Crystal Palace dinosaur conservation work restores Iggy the Iguanodon to his former glory

By Sophie Beckwith | 19 January 2016

Conservation work to repair the historical Crystal Palace dinosaurs has reconditioned one of the park's most famous extinct residents

Restored Iguanodon
The restored Iguanodon© Lynn Hilton
In 1853, a group of eminent professors and palaeontologists held a New Year’s Eve feast inside the concrete mould of an Iguanodon in Crystal Palace’s Dinosaur Court. The first full-scale reconstruction of dinosaurs ever attempted went on public display when the park opened in June 1854.

Dinosaur remains were being discovered up and down the country and dinomania was in full-swing. English sculptor and natural history artist Benjamin Waterhouse Hawkins (1807-1894) was commissioned to build the Crystal Palace figures based on cutting-edge science and theories of the time.

Scaffolding and restoration workers around the concrete Iguanodon monument
Conservation work on the Iguanodon sculpture© Lynn Hilton
The Park has four dinosaurs in the true sense of the word, along with pterodactyls, plesiosaurs, crocodilians, and amphibians with many statues based on specimens currently on display in UK natural history museums. But the Grade I-listed concrete figures are now in a serious state of decline.

restoration worker digging at the feet of the concrete Iguanodon monument
Dinosaur statues, Crystal Palace Park© Lynn Hilton
Ellinor Michel is an evolutionary biologist at London’s Natural History Museum and the chair and a trustee of the conservation group Friends of Crystal Palace Dinosaurs.

She describes the statues as “old-fashioned, scary and crazy, looming out of the landscape in a way you don’t expect." “The weirdness of having a Jurassic Park in South London is so improbable," she adds.

Restoration worker scrubbing concrete on dinosaur statue
Conservation work being carried out on the concrete© Lynn Hilton
“Sculptures are being repaired according to priority. We chose Iggy because it’s one of the most iconic; it was seriously splitting with cracks opening up to four centimetres.”

The whole of Iggy’s structure has been cleaned, dirt between the scales that was adding to the monument’s cracks has been removed and rotten teeth have been replaced. Fresh paintwork means Iggy is once again a resplendent green, complete with bright white toenails.

Dinosaur model having toes painted by restoration worker
Painting work on Iggy the Iguanodon's toenails© Lynn Hilton
“The dinosaurs are a fantastic demonstration of science, history and conservation, they show an appreciation of extinction and represent the first big public outreach on natural history,” Michel says.

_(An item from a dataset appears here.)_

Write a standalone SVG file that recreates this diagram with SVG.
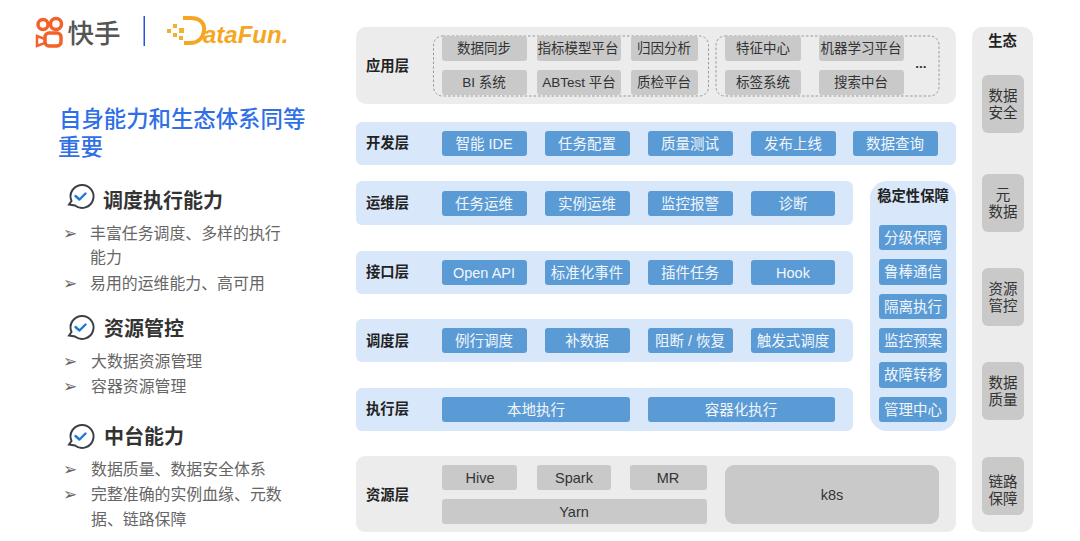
<svg xmlns="http://www.w3.org/2000/svg" width="1080" height="541" viewBox="0 0 1080 541">
<style>
text{font-family:"Liberation Sans","Noto Sans CJK SC",sans-serif}
.g{fill:#ececec}.b{fill:#d8e7f9}
.cg{fill:#c9c9c9}.cb{fill:#5a9bd5}
.tg{font-size:14.500px;fill:#333;text-anchor:middle}
.ta{font-size:13.500px;fill:#333;text-anchor:middle}
.tb{font-size:14.500px;fill:#f2f6fb;text-anchor:middle}
.lb{font-size:14.300px;font-weight:700;fill:#222;text-anchor:middle}
.h{font-size:20px;font-weight:700;fill:#333}
.li{font-size:15.900px;fill:#666}
.ar{font-size:17px;fill:#666;font-family:"DejaVu Sans",sans-serif}
.ds{fill:none;stroke:#999;stroke-width:1;stroke-dasharray:2.5 2}
.ck{fill:none;stroke:#1f78d8;stroke-width:2.4;stroke-linecap:round;stroke-linejoin:round}
.bu{fill:none;stroke:#3a4048;stroke-width:2}
</style>
<defs>
<g id="chk"><path class="bu" d="M69 204.500l2.500-3.500a11.500 11.500 0 1 1 3.500 4.500z"/><path class="ck" d="M75.500 196l4 3.500 6-6"/></g>
</defs>
<g id="logos">
<g fill="none" stroke="#f2622a" stroke-width="3.500"><circle cx="43" cy="24.500" r="5"/><circle cx="56" cy="24" r="5.500"/><rect x="45" y="33" width="16" height="13" rx="4"/></g>
<path d="M37 36l8 3v4l-8 3z" fill="none" stroke="#f2622a" stroke-width="2.500"/>
<text x="67.500" y="43" font-size="26.500" fill="#555" font-weight="500">快手</text>
<rect x="143.500" y="16" width="1.500" height="30" fill="#2a52e0"/>
<g fill="#f5b02e"><rect x="167" y="29" width="4" height="4"/><rect x="173" y="24" width="4" height="4"/><rect x="173" y="33" width="4" height="4"/><rect x="179" y="28" width="5" height="5"/><rect x="179" y="36" width="4" height="4"/></g>
<path d="M183 18h7c11 0 15 6 14 13-1 8-7 12-14 12h-6" fill="none" stroke="#f5a623" stroke-width="4"/>
<text x="203" y="43" font-size="24" font-weight="700" font-style="italic" fill="#f5a623">ataFun.</text>
</g>
<g id="left-panel">
<text x="59" y="127" font-size="22.400" font-weight="500" fill="#2f6fe8">自身能力和生态体系同等</text>
<text x="58" y="155" font-size="22.400" font-weight="500" fill="#2f6fe8">重要</text>
<use href="#chk"/>
<text class="h" x="103" y="208">调度执行能力</text>
<text class="ar" x="63" y="239">➢</text><text class="li" x="90" y="239">丰富任务调度、多样的执行</text>
<text class="li" x="90" y="263">能力</text>
<text class="ar" x="63" y="289">➢</text><text class="li" x="90" y="289">易用的运维能力、高可用</text>
<use href="#chk" y="131"/>
<text class="h" x="104" y="336">资源管控</text>
<text class="ar" x="63" y="367">➢</text><text class="li" x="91" y="367">大数据资源管理</text>
<text class="ar" x="63" y="392">➢</text><text class="li" x="91" y="392">容器资源管理</text>
<use href="#chk" y="240"/>
<text class="h" x="104" y="444">中台能力</text>
<text class="ar" x="63" y="475">➢</text><text class="li" x="91" y="475">数据质量、数据安全体系</text>
<text class="ar" x="63" y="500">➢</text><text class="li" x="91" y="500">完整准确的实例血缘、元数</text>
<text class="li" x="91" y="525">据、链路保障</text>
</g>
<g id="layer-app">
<rect class="g" x="356" y="27" width="600" height="77" rx="10"/>
<text class="lb" x="387.500" y="71">应用层</text>
<rect class="ds" x="433.500" y="36" width="275" height="60" rx="9"/>
<rect class="ds" x="716" y="36" width="223" height="60" rx="9"/>
<g class="cg">
<rect x="442" y="36" width="85" height="25" rx="3"/><rect x="537" y="36" width="84" height="25" rx="3"/><rect x="631" y="36" width="67" height="25" rx="3"/>
<rect x="442" y="70" width="85" height="25" rx="3"/><rect x="537" y="70" width="84" height="25" rx="3"/><rect x="631" y="70" width="67" height="25" rx="3"/>
<rect x="725" y="36" width="76" height="25" rx="3"/><rect x="819" y="36" width="85" height="25" rx="3"/>
<rect x="725" y="70" width="76" height="25" rx="3"/><rect x="819" y="70" width="85" height="25" rx="3"/>
</g>
<text class="ta" x="484" y="53">数据同步</text><text class="ta" x="578" y="53">指标模型平台</text><text class="ta" x="664" y="53">归因分析</text>
<text class="ta" x="484" y="87">BI 系统</text><text class="ta" x="579" y="87">ABTest 平台</text><text class="ta" x="664" y="87">质检平台</text>
<text class="ta" x="763" y="53">特征中心</text><text class="ta" x="861" y="53">机器学习平台</text>
<text class="ta" x="763" y="87">标签系统</text><text class="ta" x="861" y="87">搜索中台</text>
<text class="ta" x="921" y="68" font-weight="700">...</text>
</g>
<g id="layer-dev">
<rect class="b" x="356" y="122" width="600" height="43" rx="6"/>
<text class="lb" x="387.500" y="148">开发层</text>
<g class="cb"><rect x="442" y="131" width="85" height="25" rx="3"/><rect x="545" y="131" width="85" height="25" rx="3"/><rect x="648" y="131" width="85" height="25" rx="3"/><rect x="751" y="131" width="85" height="25" rx="3"/><rect x="853" y="131" width="85" height="25" rx="3"/></g>
<text class="tb" x="484" y="149">智能 IDE</text><text class="tb" x="587" y="149">任务配置</text><text class="tb" x="690" y="149">质量测试</text><text class="tb" x="793" y="149">发布上线</text><text class="tb" x="895" y="149">数据查询</text>
</g>
<g id="layer-ops">
<rect class="b" x="356" y="181" width="497" height="44" rx="6"/>
<text class="lb" x="387.500" y="208">运维层</text>
<g class="cb"><rect x="442" y="191" width="85" height="25" rx="3"/><rect x="545" y="191" width="85" height="25" rx="3"/><rect x="648" y="191" width="85" height="25" rx="3"/><rect x="751" y="191" width="84" height="25" rx="3"/></g>
<text class="tb" x="484" y="209">任务运维</text><text class="tb" x="587" y="209">实例运维</text><text class="tb" x="690" y="209">监控报警</text><text class="tb" x="793" y="209">诊断</text>
</g>
<g id="layer-api">
<rect class="b" x="356" y="251" width="497" height="43" rx="6"/>
<text class="lb" x="387.500" y="277">接口层</text>
<g class="cb"><rect x="442" y="260" width="85" height="25" rx="3"/><rect x="545" y="260" width="85" height="25" rx="3"/><rect x="648" y="260" width="85" height="25" rx="3"/><rect x="751" y="260" width="84" height="25" rx="3"/></g>
<text class="tb" x="484" y="278">Open API</text><text class="tb" x="587" y="278">标准化事件</text><text class="tb" x="690" y="278">插件任务</text><text class="tb" x="793" y="278">Hook</text>
</g>
<g id="layer-sched">
<rect class="b" x="356" y="319" width="497" height="43" rx="6"/>
<text class="lb" x="387.500" y="346">调度层</text>
<g class="cb"><rect x="442" y="328" width="85" height="25" rx="3"/><rect x="545" y="328" width="85" height="25" rx="3"/><rect x="648" y="328" width="85" height="25" rx="3"/><rect x="751" y="328" width="84" height="25" rx="3"/></g>
<text class="tb" x="484" y="346">例行调度</text><text class="tb" x="587" y="346">补数据</text><text class="tb" x="690" y="346">阻断 / 恢复</text><text class="tb" x="793" y="346">触发式调度</text>
</g>
<g id="layer-exec">
<rect class="b" x="356" y="388" width="497" height="43" rx="6"/>
<text class="lb" x="387.500" y="414">执行层</text>
<g class="cb"><rect x="442" y="397" width="188" height="25" rx="3"/><rect x="648" y="397" width="187" height="25" rx="3"/></g>
<text class="tb" x="536" y="415">本地执行</text><text class="tb" x="741" y="415">容器化执行</text>
</g>
<g id="stability">
<rect class="b" x="870" y="181" width="86" height="250" rx="17"/>
<text class="lb" x="913" y="201">稳定性保障</text>
<g class="cb"><rect x="879" y="225" width="68" height="25" rx="3"/><rect x="879" y="259" width="68" height="26" rx="3"/><rect x="879" y="294" width="68" height="25" rx="3"/><rect x="879" y="328" width="68" height="25" rx="3"/><rect x="879" y="362" width="68" height="26" rx="3"/><rect x="879" y="397" width="68" height="25" rx="3"/></g>
<text class="tb" x="913" y="243">分级保障</text><text class="tb" x="913" y="277">鲁棒通信</text><text class="tb" x="913" y="312">隔离执行</text><text class="tb" x="913" y="346">监控预案</text><text class="tb" x="913" y="380">故障转移</text><text class="tb" x="913" y="415">管理中心</text>
</g>
<g id="layer-res">
<rect class="g" x="356" y="456" width="600" height="76" rx="9"/>
<text class="lb" x="387.500" y="500">资源层</text>
<g class="cg"><rect x="442" y="465" width="75" height="25" rx="3"/><rect x="537" y="465" width="74" height="25" rx="3"/><rect x="630" y="465" width="77" height="25" rx="3"/><rect x="442" y="499" width="265" height="25" rx="3"/><rect x="725" y="465" width="214" height="59" rx="9"/></g>
<text class="tg" x="480" y="483">Hive</text><text class="tg" x="574" y="483">Spark</text><text class="tg" x="668" y="483">MR</text><text class="tg" x="574" y="517">Yarn</text><text class="tg" x="832" y="500">k8s</text>
</g>
<g id="ecosystem">
<rect class="g" x="972" y="27" width="61" height="505" rx="10"/>
<text class="lb" x="1002.500" y="46">生态</text>
<g class="cg"><rect x="982" y="75" width="42" height="58" rx="6"/><rect x="982" y="174" width="42" height="58" rx="6"/><rect x="982" y="268" width="42" height="58" rx="6"/><rect x="982" y="362" width="42" height="58" rx="6"/><rect x="982" y="457" width="42" height="58" rx="6"/></g>
<text class="tg" x="1003" y="101">数据</text><text class="tg" x="1003" y="118">安全</text>
<text class="tg" x="1003" y="200">元</text><text class="tg" x="1003" y="217">数据</text>
<text class="tg" x="1003" y="294">资源</text><text class="tg" x="1003" y="311">管控</text>
<text class="tg" x="1003" y="388">数据</text><text class="tg" x="1003" y="405">质量</text>
<text class="tg" x="1003" y="487">链路</text><text class="tg" x="1003" y="504">保障</text>
</g>
</svg>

“At the time scholars worked in splendid isolation, then there was the general population- not worth communicating with about complex stuff- notably science, the park was the first 'edutainment'.”

Two dinosaur structures in park
Crystal Palace's Iguanodon monuments© Lynn Hilton
The construction of a new park café housing a dinosaur interpretation centre starts in April and information signs are being updated.

Emerald Ant will premiere a giant “Iggy” at Lyme Regis Fossil Festival in May 2016, beginning a three year geology-themed schools tour telling the story behind the famous dinosaurs and raising awareness of their need for restoration.

scaffolding up against the Iguanodon statue
Conservation work in Crystal Palace Park© Lynn Hilton
teeth of concrete structure close-up
A close-up of Iggy's restored teeth© Lynn Hilton

  • Find the dinosaurs in Crystal Palace Park, London. Visit for more on the conservation work.

Three museums to meet dinosaurs in

National Museum of Scotland, Edinburgh

The current exhibition, Fossil Hunters: Unearthing the Mystery of Life on Land, features tetrapods (four-legged land vertebrates), fish, plants and land invertebrates, some of which were found as recently as summer 2015. They offer unique insights into an ecosystem that existed millions of years ago. Until August 14 2016.

Worcestershire County Museum, Kidderminster
Visit the museum on May 30 for Let's Rock, an event where you can make your own clay dinosaurs and snake mobiles, meet Vernon the life-size Velociraptor and follow the building stones trail.

Great North Museum Hancock, Newcastle
Visitors to the permanent Fossil Stories exhibition can become palaeontologists and re-assemble a prehistoric creature using virtual technology. Sound, touch and animation brings alive a world that disappeared millions of years ago.